Adolf Burger, Typographer, memoirist and Holocaust survivor, Died at 99

Adolf Burger was born on August 12, 1917, and died on December 6, 2016.

He was a Jewish Slovak typographer, memoir writer, and Holocaust survivor involved in Operation Bernhard.

The film ‘The Counterfeiters’, was based largely on his memoirs, won the 2007 Academy Award for Best Foreign Language Film.

He came from a Jewish family in Kakaslomnic, then a mostly ethnic German village in the High Tatras region, Spiš County.

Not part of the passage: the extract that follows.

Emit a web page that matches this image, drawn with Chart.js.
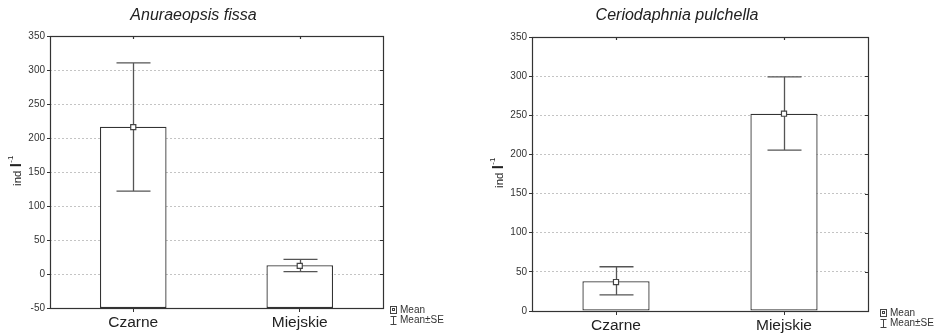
<!DOCTYPE html>
<html>
<head>
<meta charset="utf-8">
<script src="https://cdn.jsdelivr.net/npm/chart.js@4.4.1/dist/chart.umd.min.js"></script>
<style>
  html, body { margin: 0; padding: 0; background: #fff; }
  .wrap { display: flex; width: 934px; height: 333px; }
  .box { width: 467px; height: 333px; }
</style>
</head>
<body>
<div class="wrap">
  <div class="box"><canvas id="chartA" width="467" height="333"></canvas></div>
  <div class="box"><canvas id="chartC" width="467" height="333"></canvas></div>
</div>
<script>
// data
const categories = ["Czarne", "Miejskie"];

const anuraeMean = [216.5, 12.8];
const anuraeMarker = [216, 12];
const anuraeLow = [122, 3.5];
const anuraeHigh = [310.5, 21.5];

const ceriodMean = [38, 252];
const ceriodMarker = [37, 252];
const ceriodLow = [20.5, 205.5];
const ceriodHigh = [56.5, 299];

const FONT = "'Liberation Sans', Arial, sans-serif";
const LINE = "#333";

// frame, whiskers, titles, y label, legend
const decor = {
  id: "decor",
  afterDatasetDraw(chart, args, opts) {
    if (args.index !== 0) return;
    const { ctx } = chart;
    const x = chart.scales.x, y = chart.scales.y;
    ctx.save();
    ctx.strokeStyle = "#555";
    ctx.lineWidth = 1.3;
    opts.low.forEach((lo, i) => {
      const cx = Math.round(x.getPixelForValue(i)) + 0.5;
      const yl = y.getPixelForValue(lo), yh = y.getPixelForValue(opts.high[i]);
      ctx.beginPath();
      ctx.moveTo(cx, yl); ctx.lineTo(cx, yh);
      ctx.moveTo(cx - 17, yl); ctx.lineTo(cx + 17, yl);
      ctx.moveTo(cx - 17, yh); ctx.lineTo(cx + 17, yh);
      ctx.stroke();
    });
    ctx.restore();
  },
  afterDraw(chart, args, opts) {
    const { ctx, chartArea: a } = chart;
    const x = chart.scales.x, y = chart.scales.y;
    ctx.save();
    // frame
    ctx.strokeStyle = LINE;
    ctx.lineWidth = 1.2;
    ctx.strokeRect(Math.round(a.left) + 0.5, Math.round(a.top) + 0.5,
      Math.round(a.right - a.left), Math.round(a.bottom - a.top));
    // inner ticks on right and top
    ctx.beginPath();
    y.ticks.forEach(t => {
      const py = Math.round(y.getPixelForValue(t.value)) + 0.5;
      ctx.moveTo(a.right - 3, py); ctx.lineTo(a.right, py);
    });
    categories.forEach((c, i) => {
      const px = Math.round(x.getPixelForValue(i)) + 0.5;
      ctx.moveTo(px, a.top); ctx.lineTo(px, a.top + 3);
    });
    ctx.stroke();

    // title
    ctx.fillStyle = "#222";
    ctx.font = "italic 16px " + FONT;
    ctx.textAlign = "center";
    ctx.textBaseline = "alphabetic";
    ctx.fillText(opts.title, opts.titleX, 20);

    // y label: ind l^-1
    ctx.save();
    ctx.translate(opts.ylabelX, opts.ylabelY);
    ctx.rotate(-Math.PI / 2);
    ctx.textAlign = "left";
    ctx.textBaseline = "alphabetic";
    const f1 = "11.5px " + FONT, f2 = "bold 15px " + FONT, f3 = "8px " + FONT;
    ctx.font = f1; const w1 = ctx.measureText("ind ").width;
    ctx.font = f2; const w2 = ctx.measureText("l").width;
    ctx.font = f3; const w3 = ctx.measureText("-1").width;
    const sx = -(w1 + w2 + w3) / 2;
    ctx.fillStyle = "#222";
    ctx.font = f1; ctx.fillText("ind ", sx, 4);
    ctx.font = f2; ctx.fillText("l", sx + w1, 4);
    ctx.font = f3; ctx.fillText("-1", sx + w1 + w2 + 0.5, -4.5);
    ctx.restore();

    // legend
    const lx = opts.legendX, ly = opts.legendY;
    ctx.strokeStyle = "#444";
    ctx.lineWidth = 1;
    ctx.strokeRect(lx + 0.5, ly - 3.5, 6, 7);
    ctx.strokeRect(lx + 2.5, ly - 1.5, 2, 2);
    const iy = ly + 10.5;
    ctx.beginPath();
    ctx.moveTo(lx + 3.5, iy - 4); ctx.lineTo(lx + 3.5, iy + 4);
    ctx.moveTo(lx + 0.5, iy - 4); ctx.lineTo(lx + 6.5, iy - 4);
    ctx.moveTo(lx + 0.5, iy + 4); ctx.lineTo(lx + 6.5, iy + 4);
    ctx.stroke();
    ctx.fillStyle = "#333";
    ctx.font = "10px " + FONT;
    ctx.textAlign = "left";
    ctx.textBaseline = "middle";
    ctx.fillText("Mean", lx + 10, ly);
    ctx.fillText("Mean\u00b1SE", lx + 10, iy);
    ctx.restore();
  }
};

function makeChart(id, means, markers, low, high, yMin, cfg) {
  return new Chart(document.getElementById(id), {
    type: "bar",
    data: {
      labels: categories,
      datasets: [
        {
          data: means.map(v => [yMin, v]),
          backgroundColor: "#fff",
          borderColor: LINE,
          borderWidth: 1.3,
          borderSkipped: false,
          barPercentage: 0.4,
          categoryPercentage: 1,
          order: 2
        },
        {
          type: "line",
          data: markers,
          showLine: false,
          pointStyle: "rect",
          pointRadius: 3.6,
          pointBackgroundColor: "#fff",
          pointBorderColor: "#444",
          pointBorderWidth: 1.2,
          order: 1
        }
      ]
    },
    options: {
      responsive: false,
      animation: false,
      events: [],
      layout: { padding: { left: 0, right: cfg.padRight, top: cfg.padTop, bottom: 0 } },
      plugins: {
        legend: { display: false },
        tooltip: { enabled: false },
        decor: { low, high, ...cfg }
      },
      scales: {
        x: {
          offset: true,
          afterFit: s => { s.height = cfg.xHeight; },
          grid: { drawOnChartArea: false, offset: false, tickLength: 4, tickColor: LINE },
          border: { display: false },
          ticks: { color: "#222", padding: 1, font: { family: FONT, size: 15.5 } }
        },
        y: {
          min: yMin,
          max: 350,
          afterFit: s => { s.width = cfg.yWidth; },
          grid: { color: "#c4c4c4", lineWidth: 1, tickLength: 3, tickColor: LINE, tickBorderDash: [] },
          border: { display: false, dash: [2, 2] },
          ticks: { stepSize: 50, color: "#333", padding: 2, font: { family: FONT, size: 10 } }
        }
      }
    },
    plugins: [decor]
  });
}

makeChart("chartA", anuraeMean, anuraeMarker, anuraeLow, anuraeHigh, -50, {
  title: "Anuraeopsis fissa", titleX: 193.5,
  ylabelX: 17, ylabelY: 171,
  legendX: 390, legendY: 310,
  padRight: 84, padTop: 36, yWidth: 50, xHeight: 25
});

makeChart("chartC", ceriodMean, ceriodMarker, ceriodLow, ceriodHigh, 0, {
  title: "Ceriodaphnia pulchella", titleX: 210,
  ylabelX: 32, ylabelY: 173,
  legendX: 413, legendY: 313,
  padRight: 66, padTop: 37, yWidth: 65, xHeight: 22
});
</script>
</body>
</html>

Burger’s father died when Adolf was  4 1⁄2, after which his mother, four siblings, and two grandparents moved to the nearby town of Poprad.

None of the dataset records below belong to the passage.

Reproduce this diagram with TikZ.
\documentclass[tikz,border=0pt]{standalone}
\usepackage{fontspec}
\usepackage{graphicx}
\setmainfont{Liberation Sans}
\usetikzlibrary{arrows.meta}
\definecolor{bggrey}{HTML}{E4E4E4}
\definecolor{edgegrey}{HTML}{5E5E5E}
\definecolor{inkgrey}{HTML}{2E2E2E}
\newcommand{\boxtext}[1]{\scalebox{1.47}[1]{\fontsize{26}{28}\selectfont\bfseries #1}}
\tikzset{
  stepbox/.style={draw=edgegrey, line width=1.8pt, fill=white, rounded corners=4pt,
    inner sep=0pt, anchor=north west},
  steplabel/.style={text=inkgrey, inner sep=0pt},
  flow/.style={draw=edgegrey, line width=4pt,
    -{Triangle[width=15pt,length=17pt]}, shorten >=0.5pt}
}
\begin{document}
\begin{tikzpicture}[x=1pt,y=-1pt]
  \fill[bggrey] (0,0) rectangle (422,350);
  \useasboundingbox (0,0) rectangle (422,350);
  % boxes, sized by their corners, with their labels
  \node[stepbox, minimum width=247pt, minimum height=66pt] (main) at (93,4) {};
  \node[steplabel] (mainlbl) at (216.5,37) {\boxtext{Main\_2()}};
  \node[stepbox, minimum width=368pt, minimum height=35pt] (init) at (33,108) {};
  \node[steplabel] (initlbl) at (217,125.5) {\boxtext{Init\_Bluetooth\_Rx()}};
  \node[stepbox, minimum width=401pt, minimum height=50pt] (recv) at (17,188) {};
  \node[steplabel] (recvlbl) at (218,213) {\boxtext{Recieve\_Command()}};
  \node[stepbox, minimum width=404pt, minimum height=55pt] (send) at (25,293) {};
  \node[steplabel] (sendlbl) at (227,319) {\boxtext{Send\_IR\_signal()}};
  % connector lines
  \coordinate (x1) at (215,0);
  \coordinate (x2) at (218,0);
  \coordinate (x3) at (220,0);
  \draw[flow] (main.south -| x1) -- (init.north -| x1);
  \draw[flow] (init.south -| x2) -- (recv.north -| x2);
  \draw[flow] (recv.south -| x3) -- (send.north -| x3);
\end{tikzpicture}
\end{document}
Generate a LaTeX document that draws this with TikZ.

Burger entered apprenticeship with a local printer and typesetter at the age of fourteen.

Burger’s mother remarried a Christian, which gave her the status of a non-Jew in Slovakia after the introduction of anti-Jewish laws by the beginning of World War II.

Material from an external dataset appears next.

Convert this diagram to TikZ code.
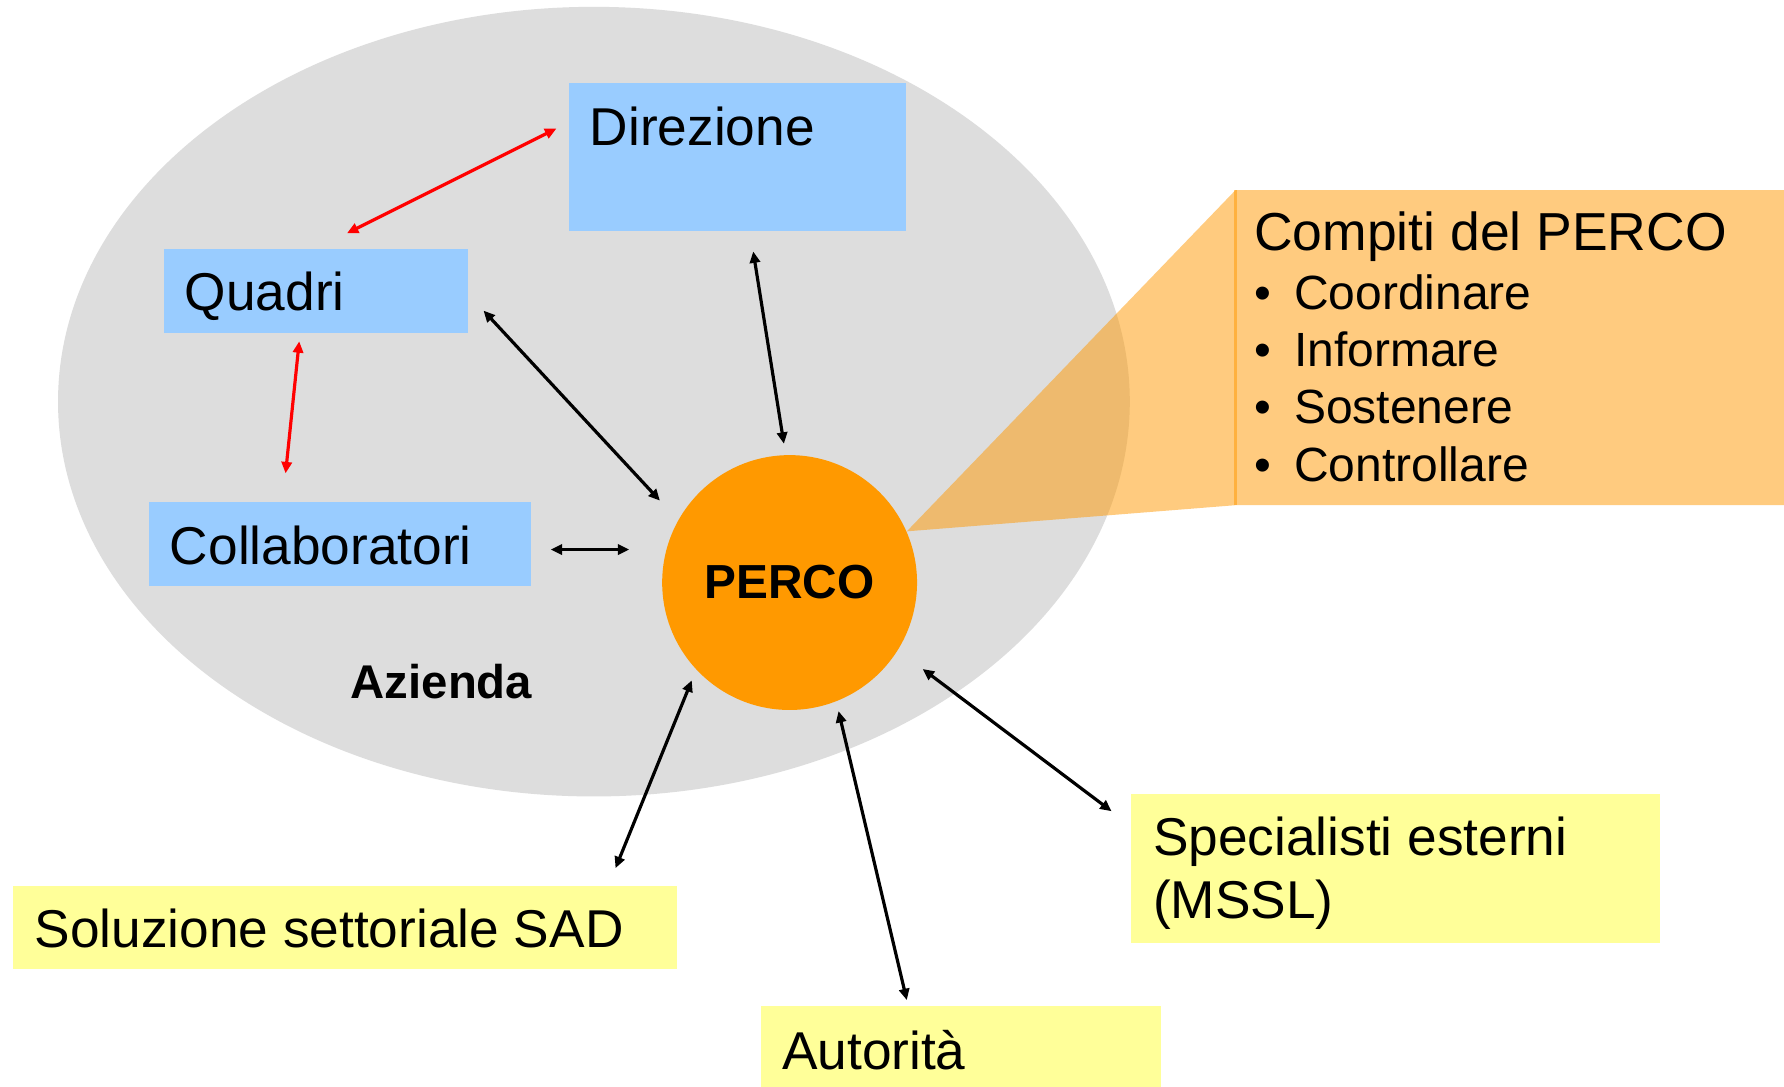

The company Hashomer Hatzair helped Burger’s siblings to emigrate to the British Mandate of Palestine before Adolf Hitler’s plan to exterminate the Jews materialized.

In latter years after settling in Prague where he reconfirmed his membership in the Communist Party, which he joined in 1933, was made director of a consortium of printing houses, remarried, and had three children.

But, he was harassed by the secret police during the Communist purges of the early 1950s.

Burger later worked in a shipyard, headed a department in Prague’s municipal services, and became director of the city-sponsored taxicabs.

Adolf Burger passed away at 99 years old.